Hietala's doctoral work brought her into close contact with the school of thought on the history of ideas headed by Professor Aira Kemiläinen at the University of Jyväskylä. As a result, she co-worked with Kemiläinen on the history of racial hygiene. This also informed her interest in intellectual and urban history, and the spread of innovations and international contacts.

== Career ==
Hietala opened her research career in the Ministry of the Interior and the Prime Minister's Office. She then moved on to serve as an Assistant in the Department of History at the University of Helsinki and as a Senior Researcher of the Academy of Finland. In 1994–1996, she was only the third woman to hold a Chair of General History in a Finnish university (at the University of Joensuu). Her two female predecessors were Professors Alma Söderhjelm (appointed in 1927) and Hietala's teacher and mentor Aira Kemiläinen (appointed in 1971). Hietala became professor of General History at the University of Tampere in 1996, and occupied this post until 2011 apart from a five-year period as an Academy Professor with the Academy of Finland in 2002–2007.

In Tampere, a group of researchers congregated around Marjatta Hietala, with a focus on the history of science and innovations, and intellectual and urban history. It was in this group that her successor in Tampere, Marjaana Niemi, completed her academic training.

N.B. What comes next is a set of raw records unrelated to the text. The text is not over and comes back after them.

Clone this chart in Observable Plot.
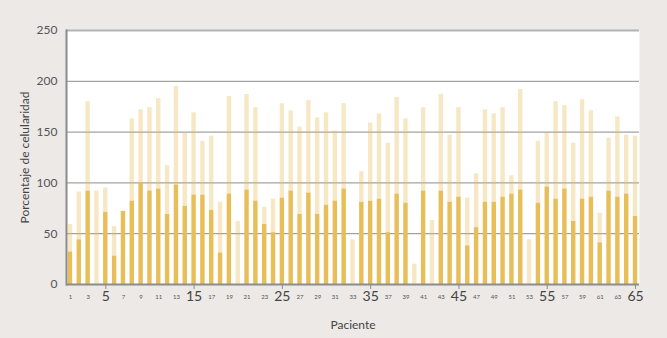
<!DOCTYPE html>
<html>
<head>
<meta charset="utf-8">
<script src="https://cdn.jsdelivr.net/npm/d3@7"></script>
<script src="https://cdn.jsdelivr.net/npm/@observablehq/plot@0.6"></script>
<style>
  html, body { margin: 0; padding: 0; background: #ece9e7; }
</style>
</head>
<body>
<div id="chart"></div>
<script>
const pacientes = [1,2,3,4,5,6,7,8,9,10,11,12,13,14,15,16,17,18,19,20,21,22,23,24,25,26,27,28,29,30,31,32,33,34,35,36,37,38,39,40,41,42,43,44,45,46,47,48,49,50,51,52,53,54,55,56,57,58,59,60,61,62,63,64,65];
// dark (lower) segment value
const inferior = [32,44,92,0,71,28,72,82,100,92,94,69,98,77,88,88,73,31,89,0,93,82,59,51,85,92,69,90,69,78,82,94,0,81,82,84,51,89,80,0,92,0,92,81,86,38,56,81,81,86,89,93,0,80,96,84,94,62,84,86,41,92,86,89,67];
// top of light segment (total)
const total = [59,91,180,92,95,57,72,163,172,174,183,117,195,149,169,141,146,81,185,62,187,174,76,84,178,171,155,181,164,169,151,178,44,111,159,168,139,184,163,20,174,63,187,147,174,85,109,172,168,174,107,192,44,141,149,180,176,139,182,171,70,144,165,147,146];
const yTicks = [0,50,100,150,200,250];
const gridTicks = [50,100,150,200];
const smallTicks = [1,3,7,9,11,13,17,19,21,23,27,29,31,33,37,39,41,43,47,49,51,53,57,59,61,63];
const bigTicks = [5,15,25,35,45,55,65];
const xLabel = "Paciente";
const yLabel = "Porcentaje de celularidad";

const rows = pacientes.map((p, i) => ({p, inferior: inferior[i], total: total[i]}));

const barColor = "#e7be58";
const gray = "#8c8c8c";

const chart = Plot.plot({
  width: 667,
  height: 338,
  marginLeft: 66,
  marginRight: 28,
  marginTop: 30,
  marginBottom: 54,
  style: {background: "#ece9e7", fontFamily: "Lato, sans-serif"},
  x: {type: "band", domain: pacientes, paddingInner: 0.5, paddingOuter: 0.2, axis: null},
  y: {domain: [0, 250], axis: null},
  marks: [
    Plot.frame({fill: "white", stroke: null}),
    Plot.gridY(gridTicks, {stroke: gray, strokeOpacity: 1, strokeWidth: 1}),
    Plot.gridY([250], {stroke: "#b3b3b3", strokeOpacity: 1, strokeWidth: 2}),
    Plot.barY(rows, {x: "p", y1: "inferior", y2: "total", fill: barColor, fillOpacity: 0.35}),
    Plot.barY(rows, {x: "p", y1: 0, y2: "inferior", fill: barColor}),
    Plot.ruleY([0], {stroke: gray, strokeWidth: 2}),
    Plot.frame({anchor: "left", stroke: gray, strokeWidth: 2}),
    Plot.axisY(yTicks, {tickSize: 0, tickPadding: 9, fontSize: 12, fill: "#555", label: null}),
    Plot.axisX(smallTicks, {tickSize: 0, tickPadding: 10, fontSize: 6, fill: "#555", label: null}),
    Plot.axisX(bigTicks, {tickSize: 5, tickPadding: 2, fontSize: 14, fill: "#444", stroke: gray, label: null}),
    Plot.text([xLabel], {text: d => d, frameAnchor: "bottom", dy: 41, lineAnchor: "middle", textAnchor: "middle", fontSize: 12, fill: "#444"}),
    Plot.text([yLabel], {text: d => d, frameAnchor: "left", dx: -41, rotate: -90, textAnchor: "middle", lineAnchor: "middle", fontSize: 12, fill: "#444"})
  ]
});
document.getElementById("chart").appendChild(chart);
</script>
</body>
</html>
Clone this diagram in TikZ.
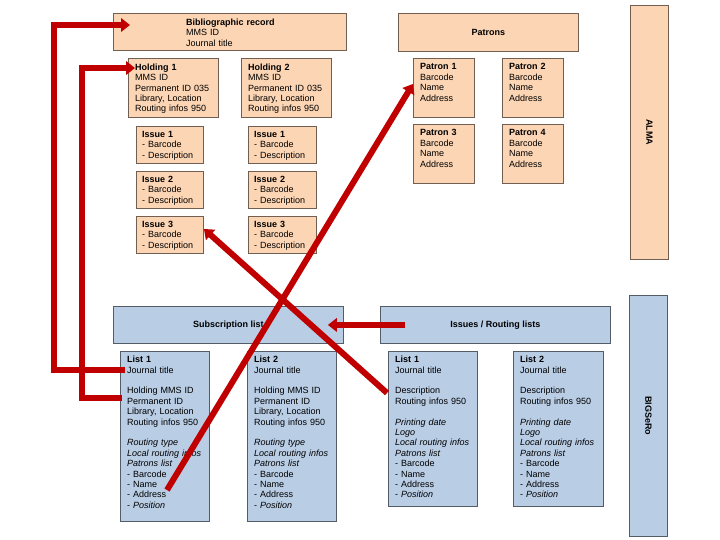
\documentclass[tikz,border=0pt]{standalone}
\usepackage{fontspec}
\setmainfont{Liberation Sans}
\usepackage{xcolor}
\definecolor{almafill}{RGB}{252,213,180}
\definecolor{bigfill}{RGB}{185,205,229}
\definecolor{arrred}{RGB}{192,0,0}
\usepackage{tikz}
\usetikzlibrary{arrows.meta, positioning}

\begin{document}
\begin{tikzpicture}[x=1pt, y=-1pt,
  pbox/.style={rectangle, draw=#1!45!black, fill=#1, line width=0.9pt,
               inner sep=0pt, anchor=north west},
  txt/.style={anchor=north west, align=left, inner sep=0pt, text width=#1,
              font=\fontsize{9pt}{10.4pt}\selectfont},
  txt/.default=80pt,
  ttl/.style={font=\fontsize{9pt}{10.4pt}\selectfont\bfseries, inner sep=0pt},
  redarr/.style={draw=arrred, line width=6pt, -{Triangle[length=9pt,width=13.5pt]}}
]
\useasboundingbox (0,0) rectangle (720,540);

% ALMA side
\node[pbox=almafill, minimum width=233pt, minimum height=37pt] (bib) at (113,13) {};
\node[txt=150pt] (bibt) at ([shift={(73pt,-5.5pt)}]bib.north west) {\textbf{Bibliographic record}\\MMS ID\\Journal title};
\node[pbox=almafill, minimum width=180pt, minimum height=38pt] (pat) at (398,13) {};
\node[ttl] (patt) at (pat.center) {Patrons};
\node[pbox=almafill, minimum width=38pt, minimum height=254pt] (alma) at (630,5) {};
\node[ttl, rotate=-90] (almat) at (alma.center) {ALMA};

% Holdings
\node[pbox=almafill, minimum width=90pt, minimum height=59pt] (h1) at (128,58) {};
\node[txt] (h1t) at ([shift={(7pt,-5.5pt)}]h1.north west) {\textbf{Holding 1}\\MMS ID\\Permanent ID 035\\Library, Location\\Routing infos 950};
\node[pbox=almafill, minimum width=90pt, minimum height=59pt] (h2) at (241,58) {};
\node[txt] (h2t) at ([shift={(7pt,-5.5pt)}]h2.north west) {\textbf{Holding 2}\\MMS ID\\Permanent ID 035\\Library, Location\\Routing infos 950};

% Issues
\foreach \n/\y in {1/126, 2/171, 3/216} {
  \node[pbox=almafill, minimum width=67pt, minimum height=37pt] (il\n) at (136,\y) {};
  \node[txt=62pt] (il\n t) at ([shift={(6pt,-5pt)}]il\n.north west) {\textbf{Issue \n}\\- Barcode\\- Description};
  \node[pbox=almafill, minimum width=68pt, minimum height=37pt] (ir\n) at (248,\y) {};
  \node[txt=62pt] (ir\n t) at ([shift={(6pt,-5pt)}]ir\n.north west) {\textbf{Issue \n}\\- Barcode\\- Description};
}

% Patrons
\foreach \n/\x/\y in {1/413/58, 2/502/58, 3/413/124, 4/502/124} {
  \node[pbox=almafill, minimum width=61pt, minimum height=59pt] (p\n) at (\x,\y) {};
  \node[txt=55pt] (p\n t) at ([shift={(7pt,-5.5pt)}]p\n.north west) {\textbf{Patron \n}\\Barcode\\Name\\Address};
}

% BIGSeRo side
\node[pbox=bigfill, minimum width=230pt, minimum height=37pt] (sub) at (113,306) {};
\node[ttl] (subt) at (sub.center) {Subscription list};
\node[pbox=bigfill, minimum width=230pt, minimum height=37pt] (irl) at (380,306) {};
\node[ttl] (irlt) at (irl.center) {Issues / Routing lists};
\node[pbox=bigfill, minimum width=38pt, minimum height=241pt] (big) at (629,295) {};
\node[ttl, rotate=-90] (bigt) at (big.center) {BIGSeRo};

% Subscription lists
\node[pbox=bigfill, minimum width=89pt, minimum height=170pt] (sl1) at (120,351) {};
\node[txt] (sl1t) at ([shift={(7pt,-5pt)}]sl1.north west) {\textbf{List 1}\\Journal title\\[10.4pt]Holding MMS ID\\Permanent ID\\Library, Location\\Routing infos 950\\[10.4pt]\textit{Routing type}\\\textit{Local routing infos}\\\textit{Patrons list}\\- Barcode\\- Name\\- Address\\- \textit{Position}};
\node[pbox=bigfill, minimum width=89pt, minimum height=170pt] (sl2) at (247,351) {};
\node[txt] (sl2t) at ([shift={(7pt,-5pt)}]sl2.north west) {\textbf{List 2}\\Journal title\\[10.4pt]Holding MMS ID\\Permanent ID\\Library, Location\\Routing infos 950\\[10.4pt]\textit{Routing type}\\\textit{Local routing infos}\\\textit{Patrons list}\\- Barcode\\- Name\\- Address\\- \textit{Position}};

% Routing lists
\node[pbox=bigfill, minimum width=89pt, minimum height=155pt] (rl1) at (388,351) {};
\node[txt] (rl1t) at ([shift={(7pt,-5pt)}]rl1.north west) {\textbf{List 1}\\Journal title\\[10.4pt]Description\\Routing infos 950\\[10.4pt]\textit{Printing date}\\\textit{Logo}\\\textit{Local routing infos}\\\textit{Patrons list}\\- Barcode\\- Name\\- Address\\- \textit{Position}};
\node[pbox=bigfill, minimum width=90pt, minimum height=155pt] (rl2) at (513,351) {};
\node[txt] (rl2t) at ([shift={(7pt,-5pt)}]rl2.north west) {\textbf{List 2}\\Journal title\\[10.4pt]Description\\Routing infos 950\\[10.4pt]\textit{Printing date}\\\textit{Logo}\\\textit{Local routing infos}\\\textit{Patrons list}\\- Barcode\\- Name\\- Address\\- \textit{Position}};

% links
\coordinate (jt) at (125,370);
\coordinate (pid) at (122,398);
\coordinate (addr) at (167,490);
\coordinate (desc) at (387,393);
\draw[redarr] (jt) -- ++(-71,0) |- ([shift={(17pt,-12pt)}]bib.north west);
\draw[redarr] (pid) -- ++(-40,0) |- ([shift={(7pt,-10pt)}]h1.north west);
\draw[redarr] (addr) -- ([yshift=4pt]p1.west);
\draw[redarr] (desc) -- ([yshift=6pt]il3.east);
\draw[redarr] ([xshift=25pt]irl.west) -- ([xshift=-16pt]sub.east);
\end{tikzpicture}
\end{document}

== Focus of teaching and research ==
In the study of history Marjatta Hietala has applied a range of methods typically used in the natural sciences, especially quantitative methods involving the analysis of long time series. She has also encouraged participation in international research groups, and has herself done comparative research in, for example, Germany and the United States. Her studies on urban history and the spread of innovations show that Finland was among the first nations to adopt technological advances (such as telephones and street lighting) at the end of the 19th century and in the opening decades of the 20th century. Hietala's comparative methods on the spread of innovations are widely used internationally.

== Selected publications ==

- Marjatta Hietala & Marjatta Bell (2017), Helsinki, Finland’s Innovative Capital. Helsinki: Finnish Literature Society. ISBN 9789522228833
- Marjatta Hietala (2017), Finnisch-deutsche Wissenschaftskontakte. Zusammenarbeit in Ausbildung, Forschung und Praxis im 19. und 20. Jahrhundert. Aue Stiftung & Berliner Wissenschafts-Verlag. ISBN 978-3-8305-1747-4
- Katia Pizzi & Marjatta Hietala, Eds (2016), Cold War Cities: History, Memory and Culture. London: Peter Lang. ISBN 9783034317665
- Marjatta Hietala, Martti Helminen & Merja Lahtinen, Eds (2009), Helsinki. Helsingfors. Historic Towns Atlas, Scandinavian Atlas of Historic Towns. Helsinki: Helsinki Urban Facts. ISBN 9789522233301
- Marjatta Hietala, Ed. (2006), Tutkijat ja sota. Suomalaisten tutkijoiden kontakteja ja kohtaloita toisen maailmansodan aikana [Academics and the war. The contacts and fates of Finnish academics during the Second World War]. Helsinki: Finnish Literature Society.
- Marjatta Hietala & Tanja Vahtikari, Eds (2003), Landscape of Food: The Food Relationship of Town and Country in Modern Times. Finnish Literature Society. ISBN 9789517464789
- Marjatta Hietala & Lars Nilsson, Eds (1999), Women in Towns: The Social Position of Urban Women in a Historical Context. Stads- och kommunhistoriska institutet, Historiska institutionen, Stockholms universitet & Finnish Historical Society. ISBN 951-710-105-8
- Marjatta Hietala (1992), Innovaatioiden ja kansainvälistymisen vuosikymmenet. Helsinki eurooppalaisessa kehityksessä 1875-1917, I [The decades of innovations and internationalization. Helsinki in the perspective of European development, 1875–1917, vol. I]. Helsinki: Finnish Historical Society.
- Marjatta Hietala (1987), Services and Urbanization at the Turn of the Century: The Diffusion of Innovations. Helsinki: Finnish Historical Society. ISBN 951-9254-88-9
- Marjatta Hietala (1975), Der neue Nationalismus in der Publizistik Ernst Jüngers und des Kreises um ihn 1920–1933. Helsinki: Finnish Academy of Science and Letters. ISBN 951-41-0255-X

== Family ==
Marjatta Hietala is married to Kari Hietala, a researcher. They have three children and seven grandchildren. Hietala's parents Nikolai and Maire Puusa were evacuees from the part of Finnish Karelia ceded to the Soviet Union in the Second World War.